Usou Marcos – Tomando como texto base o Capítulo 13 de Marcos (o chamado Discurso Escatológico), Mateus ampliou-o com três parábolas e uma impressionante descrição do juízo final, e montou os seus capítulos 24 e 25. Enquanto em Marcos, o “discurso escatológico” se refere, especialmente, aos sinais que precederão a destruição do Templo de Jerusalém, em Mateus o mesmo discurso aborda o tema da segunda vinda de Jesus e a atitude com que os discípulos devem preparar essa vinda.

Segunda vinda – Fundamentalmente, lembra-lhes que a segunda vinda do Senhor está no horizonte final da história humana; mas enquanto esse acontecimento não se realiza, os crentes são chamados a viver com coerência e entusiasmo a sua fé, fiéis aos ensinamentos de Jesus e comprometidos com a construção do Reino. A isto, a catequese primitiva chama “estar vigilantes, à espera do Senhor que vem”.

A origem da parábola – A “parábola das dez virgens”, tal como saiu da boca de Jesus, era uma “parábola do Reino” (v.1: “O Reino dos céus pode comparar-se…”). O Reino de Deus é, aqui, comparado com uma das celebrações mais alegres e mais festivas que os israelitas conheciam: o banquete de casamento. As dez jovens, representam a totalidade do Povo de Deus, que espera ansiosamente a chegada do messias (o noivo)… Uma parte desse Povo (as jovens previdentes) está preparada e, quando o messias finalmente aparece, pode entrar a fazer parte da comunidade do Reino; outra parte (as jovens descuidadas) não está preparada e não pode entrar na comunidade do Reino.

Acomodação – Algumas dezenas de anos depois, Mateus retomou a mesma parábola, adaptando-a às necessidades da comunidade. A parábola foi, então, convertida numa exortação a estar preparado para a vinda do Senhor: a festa (que na boca de Jesus era o Reino) passou a ser a segunda vinda; o noivo que está para chegar continua sendo Jesus; as jovens noivas (que representavam o Povo de Deus) agora são uma Igreja com dificuldades e perseguições. Uma parte dessa Igreja (as jovens previdentes) está preparada, vigilante, atenta e, quando o “noivo” chega, pode entrar no banquete da vida eterna; a outra parte (as jovens descuidadas) não está preparada, porque apostou nos valores do mundo, guiou a sua vida por eles e esqueceu os valores do Reino.
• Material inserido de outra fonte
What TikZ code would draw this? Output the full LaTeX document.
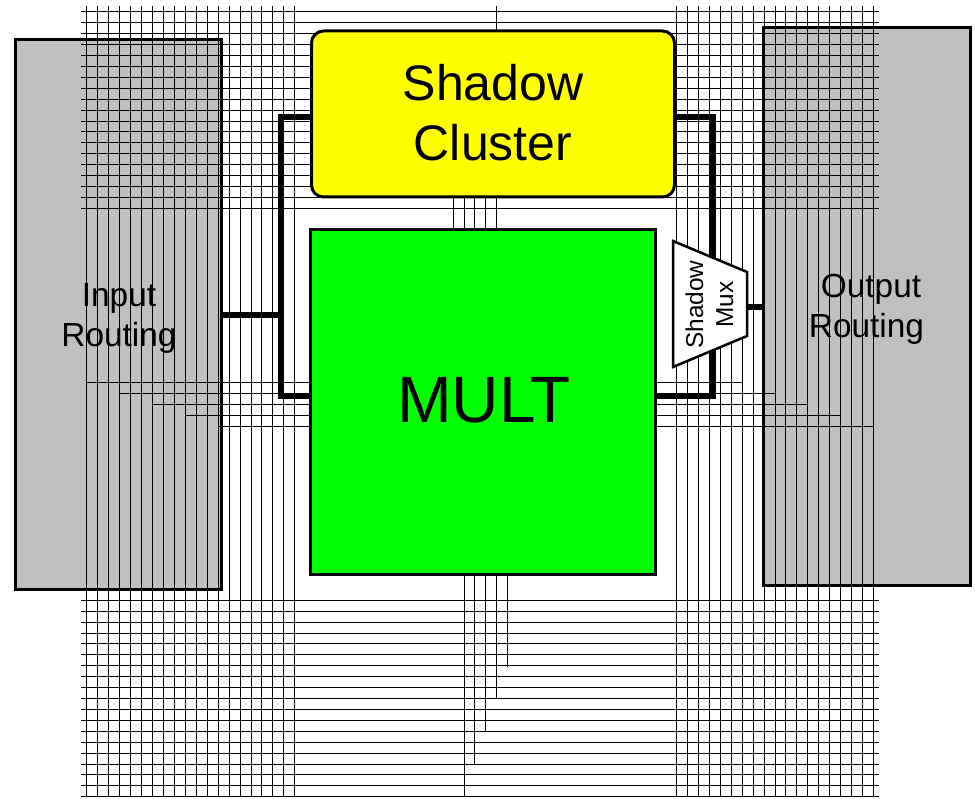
\documentclass[tikz,border=0pt]{standalone}
\usepackage{fontspec}
\setmainfont{Liberation Sans}
\definecolor{routegray}{RGB}{192,192,192}
\definecolor{shadowyellow}{RGB}{255,255,0}
\definecolor{multgreen}{RGB}{0,255,0}
\tikzset{
  x=1pt,y=-1pt,
  gridline/.style={line width=0.9pt,black,line cap=butt},
  routebox/.style={draw=black,fill=routegray,line width=3pt,rectangle,inner sep=0pt,outer sep=0pt},
  wire/.style={line width=5.5pt,black,line join=miter,line cap=butt},
  routelabel/.style={font=\fontsize{33.4}{40}\selectfont,align=center,inner sep=0pt},
}
\begin{document}
\begin{tikzpicture}
\useasboundingbox (0,0) rectangle (975,799);
% routing boxes
\node[routebox,minimum width=205.5pt,minimum height=549pt] (inbox) at (118.25,314.5) {};
\node[routebox,minimum width=206.5pt,minimum height=557pt] (outbox) at (866.75,306.5) {};
% full-length vertical tracks, left and right
\foreach \k in {0,...,19} \draw[gridline] ({86.7+\k*10.95},6) -- ({86.7+\k*10.95},797);
\foreach \k in {0,...,18} \draw[gridline] ({676.7+\k*10.92},6) -- ({676.7+\k*10.92},797);
% horizontal tracks, top and bottom
\foreach \k in {0,...,18} \draw[gridline] (81.3,{11.7+\k*10.93}) -- (878.7,{11.7+\k*10.93});
\foreach \k in {0,...,18} \draw[gridline] (81.3,{600.3+\k*10.91}) -- (878.7,{600.3+\k*10.91});
% tracks at mid height
\draw[gridline] (86.7,382.3) -- (742.3,382.3);
\draw[gridline] (119.5,393.3) -- (775,393.3);
\draw[gridline] (152.4,404.3) -- (807.7,404.3);
\draw[gridline] (185.2,415.3) -- (840.5,415.3);
\draw[gridline] (218,426.3) -- (873.3,426.3);
% central vertical tracks
\draw[gridline] (496.7,6) -- (496.7,40);
\foreach \x in {453,464,474.7,485.7,496.3} \draw[gridline] (\x,190) -- (\x,240);
\draw[gridline] (464,570) -- (464,796.7);
\draw[gridline] (474.6,570) -- (474.6,764);
\draw[gridline] (485.5,570) -- (485.5,731.7);
\draw[gridline] (496.2,570) -- (496.2,698);
\draw[gridline] (507.3,570) -- (507.3,666.7);
% wires that run under the blocks
\coordinate (injoin) at (281,315);
\coordinate (leftup) at (281,117);
\coordinate (leftdown) at (281,396);
\coordinate (rightup) at (713,117);
\coordinate (rightdown) at (713,396);
\coordinate (shadowwest) at (320,117);
\coordinate (shadoweast) at (665,117);
\coordinate (multwest) at (320,396);
\coordinate (multeast) at (650,396);
\draw[wire] (shadowwest) -- (leftup) -- (leftdown) -- (multwest);
\draw[wire] (shadoweast) -- (rightup) -- (rightdown) -- (multeast);
% blocks
\node[draw=black,fill=shadowyellow,line width=3pt,rounded corners=12pt,minimum width=363pt,minimum height=166pt,inner sep=0pt,outer sep=0pt] (shadow) at (493,114) {};
\node[align=center,inner sep=0pt,font=\fontsize{50}{60}\selectfont] (shadowlabel) at (493,112.5) {Shadow\\Cluster};
\node[draw=black,fill=multgreen,line width=3pt,minimum width=345pt,minimum height=344pt,inner sep=0pt,outer sep=0pt] (mult) at (483,402) {};
\node[font=\fontsize{65.6}{70}\selectfont,inner sep=0pt] (multlabel) at (484,400) {MULT};
\node[routelabel] (inlabel) at (119,318) {Input\\Routing};
\node[routelabel] (outlabel) at (866.5,309) {\hspace*{9pt}Output\\Routing};
% remaining wires
\draw[wire] (inbox.east |- injoin) -- (injoin);
\coordinate (muxa) at (673,241);
\coordinate (muxb) at (747,272);
\coordinate (muxc) at (747,336);
\coordinate (muxd) at (673,367);
\coordinate (muxout) at (747,307);
\draw[wire] (muxout) -- (outbox.west |- muxout);
% shadow mux
\draw[fill=white,draw=black,line width=2.5pt,line join=miter] (muxa) -- (muxb) -- (muxc) -- (muxd) -- cycle;
\node[rotate=90,font=\fontsize{24.4}{30}\selectfont,align=center,inner sep=0pt] (muxlabel) at (709.5,304.5) {Shadow\\Mux};
\end{tikzpicture}
\end{document}
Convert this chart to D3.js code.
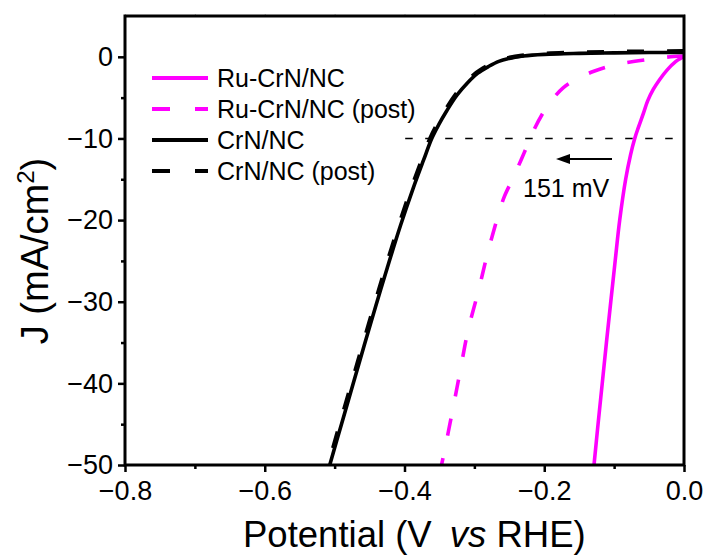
<!DOCTYPE html>
<html><head><meta charset="utf-8">
<script src="https://cdn.jsdelivr.net/npm/d3@7"></script>
<style>body{margin:0;background:#fff}svg{display:block}text{font-family:"Liberation Sans",Arial,sans-serif;fill:#000}</style>
</head><body><svg id="c" width="709" height="559"></svg>
<script>
// ---- data ----
const seriesNames = ["Ru-CrN/NC", "Ru-CrN/NC (post)", "CrN/NC", "CrN/NC (post)"];
const ruV  = [0, -0.005, -0.012, -0.024, -0.035, -0.044, -0.052, -0.058, -0.0655, -0.0705, -0.0765, -0.0835, -0.092, -0.0985, -0.1048, -0.111, -0.117, -0.123, -0.1288];
const ruJ  = [0.05, -0.2, -0.6, -1.6, -2.8, -4.0, -5.4, -6.9, -8.7, -10, -12, -15, -20, -25, -30, -35, -40, -45, -50];
const ruPostV = [0, -0.015, -0.04, -0.0725, -0.1, -0.13, -0.155, -0.173, -0.19, -0.202, -0.215, -0.225, -0.233, -0.245, -0.257, -0.2635, -0.28, -0.294, -0.309, -0.321, -0.333, -0.345, -0.347];
const ruPostJ = [0.1, 0.04, -0.2, -0.58, -1.0, -1.8, -2.8, -3.8, -5.4, -6.9, -9.0, -11.0, -12.6, -14.9, -17.1, -18.75, -23.7, -28.6, -33.5, -38.8, -44.1, -49.2, -50];
const crnV = [0, -0.05, -0.1, -0.15, -0.2, -0.23, -0.25, -0.265, -0.28, -0.295, -0.31, -0.325, -0.3395, -0.351, -0.361, -0.3725, -0.388, -0.4055, -0.4245, -0.441, -0.4578, -0.4733, -0.4902, -0.507];
const crnJ = [0.55, 0.52, 0.48, 0.42, 0.3, 0.1, -0.2, -0.55, -1.2, -2.0, -3.2, -4.7, -6.6, -8.3, -10.0, -12.6, -16.2, -20.6, -25.8, -30.5, -35.4, -40, -45, -50];
const crnPostV = [0, -0.05, -0.1, -0.15, -0.2, -0.232, -0.252, -0.267, -0.282, -0.297, -0.312, -0.327, -0.3415, -0.353, -0.363, -0.3745, -0.39, -0.4075, -0.4265, -0.443, -0.4598, -0.4753, -0.4922, -0.509];
const crnPostJ = [0.7, 0.66, 0.6, 0.52, 0.38, 0.15, -0.15, -0.5, -1.15, -1.95, -3.15, -4.65, -6.55, -8.25, -9.95, -12.5, -16.1, -20.5, -25.7, -30.4, -35.3, -39.9, -44.9, -50];
const xTicks = [-0.8, -0.6, -0.4, -0.2, 0.0];
const xMinor = [-0.7, -0.5, -0.3, -0.1];
const yTicks = [0, -10, -20, -30, -40, -50];
const yMinor = [-5, -15, -25, -35, -45];
const refJ = -10, refV0 = -0.399, refV1 = -0.016;
const annotation = "151 mV";

// ---- layout ----
const svg = d3.select("#c");
const L = 125, R = 684, T = 16, B = 465;
const x = d3.scaleLinear().domain([-0.8, 0]).range([L, R]);
const y = d3.scaleLinear().domain([-50, 5]).range([B, T]);
const mag = "#ff00ff";

svg.append("defs").append("clipPath").attr("id","clip")
  .append("rect").attr("x",L).attr("y",T).attr("width",R-L).attr("height",B-T);

const series = [
  {V: crnPostV, J: crnPostJ, color: "#000", dash: "17,23", w: 4.2},
  {V: ruPostV, J: ruPostJ, color: mag, dash: "17,23", w: 3.6},
  {V: ruV, J: ruJ, color: mag, dash: null, w: 3.6},
  {V: crnV, J: crnJ, color: "#000", dash: null, w: 3.6}
];
const line = d3.line().x(d => x(d[0])).y(d => y(d[1])).curve(d3.curveCatmullRom.alpha(0.5));
const g = svg.append("g").attr("clip-path","url(#clip)");
g.append("line").attr("x1",x(refV0)).attr("x2",x(refV1)).attr("y1",y(refJ)).attr("y2",y(refJ))
  .attr("stroke","#000").attr("stroke-width",1.6).attr("stroke-dasharray","7.5,12.5");
series.forEach(s => {
  g.append("path").datum(s.V.map((v,i)=>[v, s.J[i]]))
    .attr("d", line).attr("fill","none").attr("stroke", s.color)
    .attr("stroke-width", s.w).attr("stroke-dasharray", s.dash)
    .attr("stroke-linejoin","round");
});

// axes
const fontTick = 27;
const xa = svg.append("g").attr("transform",`translate(0,${B})`)
  .call(d3.axisBottom(x).tickValues(xTicks).tickSize(7).tickPadding(9).tickFormat(d3.format(".1f")));
const ya = svg.append("g").attr("transform",`translate(${L},0)`)
  .call(d3.axisLeft(y).tickValues(yTicks).tickSize(7).tickPadding(5).tickFormat(d3.format("d")));
[xa, ya].forEach(a => {
  a.select(".domain").remove();
  a.selectAll(".tick line").attr("stroke","#000").attr("stroke-width",2.5);
  a.selectAll(".tick text").attr("font-size",fontTick).attr("font-family","Liberation Sans, Arial, sans-serif").attr("fill","#000");
});
svg.append("g").attr("transform",`translate(0,${B})`)
  .call(d3.axisBottom(x).tickValues(xMinor).tickSize(4).tickFormat(""))
  .call(a => { a.select(".domain").remove(); a.selectAll("line").attr("stroke-width",2.5); });
svg.append("g").attr("transform",`translate(${L},0)`)
  .call(d3.axisLeft(y).tickValues(yMinor).tickSize(4).tickFormat(""))
  .call(a => { a.select(".domain").remove(); a.selectAll("line").attr("stroke-width",2.5); });
svg.append("g").attr("transform",`translate(0,${T})`)
  .call(d3.axisTop(x).tickValues(xTicks.concat(xMinor)).tickSize(2).tickFormat(""))
  .call(a => { a.select(".domain").remove(); a.selectAll("line").attr("stroke","#bbb").attr("stroke-width",1); });

// frame
svg.append("rect").attr("x",L).attr("y",T).attr("width",R-L).attr("height",B-T)
  .attr("fill","none").attr("stroke","#000").attr("stroke-width",3);

// axis titles
const xt = svg.append("text").attr("x",243).attr("y",547).attr("text-anchor","start").attr("font-size",36.5);
xt.append("tspan").text("Potential (V ");
xt.append("tspan").attr("dx",8).attr("font-style","italic").text("vs");
xt.append("tspan").text(" RHE)");
const yt = svg.append("text").attr("transform","translate(48,251) rotate(-90)").attr("text-anchor","middle").attr("font-size",38);
yt.append("tspan").text("J (mA/cm");
yt.append("tspan").attr("font-size",24).attr("dy",-14).text("2");
yt.append("tspan").attr("dy",14).text(")");

// legend
const legendY = [78, 109, 140, 171];
const legendStyle = [
  {color: mag, dash: null}, {color: mag, dash: "18,25"},
  {color: "#000", dash: null}, {color: "#000", dash: "18,25"}
];
seriesNames.forEach((n,i) => {
  svg.append("line").attr("x1",152).attr("x2",208).attr("y1",legendY[i]).attr("y2",legendY[i])
    .attr("stroke",legendStyle[i].color).attr("stroke-width",4).attr("stroke-dasharray",legendStyle[i].dash);
  svg.append("text").attr("x",217).attr("y",legendY[i]+9).attr("font-size",25).text(n);
});

// annotation arrow + text
const arrowY = 159, ax0 = 612, ax1 = 556;
svg.append("line").attr("x1",ax0).attr("x2",ax1+11).attr("y1",arrowY).attr("y2",arrowY).attr("stroke","#000").attr("stroke-width",1.8);
svg.append("path").attr("d",`M${ax1},${arrowY} L${ax1+14},${arrowY-5} L${ax1+14},${arrowY+5} Z`).attr("fill","#000");
svg.append("text").attr("x",523).attr("y",197).attr("font-size",25).text(annotation);
</script></body></html>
A mensagem – que Mateus pretende transmitir com esta parábola aos cristãos da sua comunidade (e, no fundo, aos cristãos de todas as comunidades cristãs de todos os tempos e lugares) é esta: nós os crentes, não podemos afrouxar a vigilância e enfraquecer o nosso compromisso com os valores do Reino. A certeza de que Ele vem outra vez, deve impulsionar-nos a um compromisso ativo com os valores do Evangelho, na fidelidade aos ensinamentos de Jesus e ao compromisso com o Reino.